REGGIO CALABRIA Nel processo “‘Ndrangheta stragista”, il procuratore aggiunto di Reggio Calabria Giuseppe Lombardo ha depositato una nota dei carabinieri da cui emerge che il collaboratore di giustizia Annunziato Romeo, nella precedente udienza, ha ritrattato le sue dichiarazioni perché minacciato dagli esponenti di vertice delle cosche di Platì. È quanto emerso in aula nel processo che si sta celebrando davanti alla Corte d’Assise d’Appello e che vede imputati Giuseppe Graviano e Rocco Santo Filippone condannati in primo grado all’ergastolo per l’omicidio dei carabinieri Antonino Fava e Vincenzo Garofalo avvenuto nel 1994. Una vicenda di cui il Corriere della Calabria si già era occupata.
Nell’informativa, redatta dal colonnello Massimiliano Galasso comandante del Reparto operativo dei carabinieri, emerge che «il comportamento reticente del Romeo durante l’esame dibattimentale del primo giugno 2022 sia certamente collegato ad una convocazione di quest’ultimo da parte di esponenti del mandamento jonico, in particolare del territorio di Platì».
Una convocazione che sarebbe avvenuta dopo che Romeo, a volto coperto, ha rilasciato un’intervista a una trasmissione andata in onda nel maggio 2021 su “Sky-Tv8”.
Secondo gli inquirenti, il pentito sarebbe stato riconosciuto grazie al «tratto finale dell’orecchio sinistro». Sono emersi, inoltre, «elementi di convergenza» tra l’intervista rilasciata da Romeo e le dichiarazioni dello stesso in un interrogatorio del 16 maggio 1996 all’allora sostituto procuratore della Dda Roberto Pennisi e all’ex dirigente della Squadra mobile Mari Blasco.
Interrogatorio il cui verbale, «debitamente sottoscritto», non è in possesso dei carabinieri che hanno recuperato il «solo file in formato elettronico acquisito dalla banca dati Sidda-Sidna presso gli uffici della Procura». Sia nell’intervista che in quell’interrogatorio, Romeo ha riferito sull’esistenza «di una componente apicale della ‘ndrangheta, all’interno della quale – si legge nell’informativa – operano, in maniera occulta, figure professionali di altissimo livello, legate ad apparati deviati delle istituzioni, massoneria e servizi di sicurezza».
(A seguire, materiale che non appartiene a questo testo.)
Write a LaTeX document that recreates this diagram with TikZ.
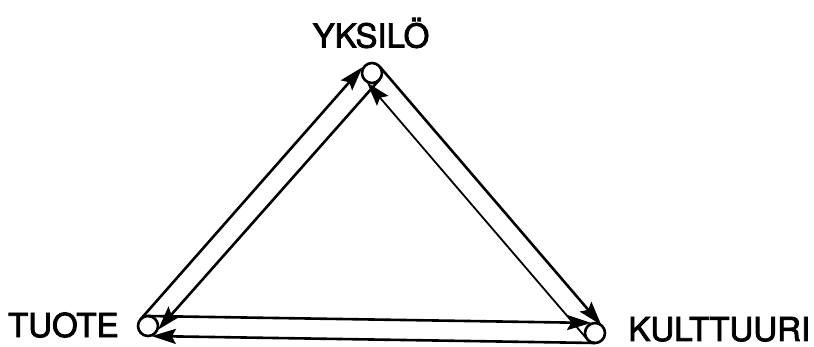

Palesando «le proprie preoccupazioni su quanto emerso dalla trasmissione», dopo la messa in onda dell’intervista, Romeo ha contattato uno dei due giornalisti il quale ha avvertito la Procura circa le confidenze ricevute dal collaboratore secondo cui «le consorterie criminali della piana di Gioia Tauro si sono adirate per sue compromettenti dichiarazioni, precisando che le famiglie sono state allertate da un professionista (avvocato) originario di Milano il quale avrebbe preso contatti con un legale di Palmi, affinché quest’ultimo interessasse, tramite i canali di ‘Ndrangheta, gli esponenti della consorteria di Platì».
Nunziatino Romeo, inoltre, avrebbe detto alla giornalista di aver incontrato «il sedicente avvocato di Palmi il quale gli ha riferito di aver interloquito sul punto con l’avvocato Romeo di Reggio Calabria», identificato secondo i carabinieri in «Paolo Romeo, recentemente condannato in primo grado nel processo ‘Gotha’ a 25 anni di reclusione perché ritenuto elemento di vertice della componente ‘riservata’ della ‘Ndrangheta».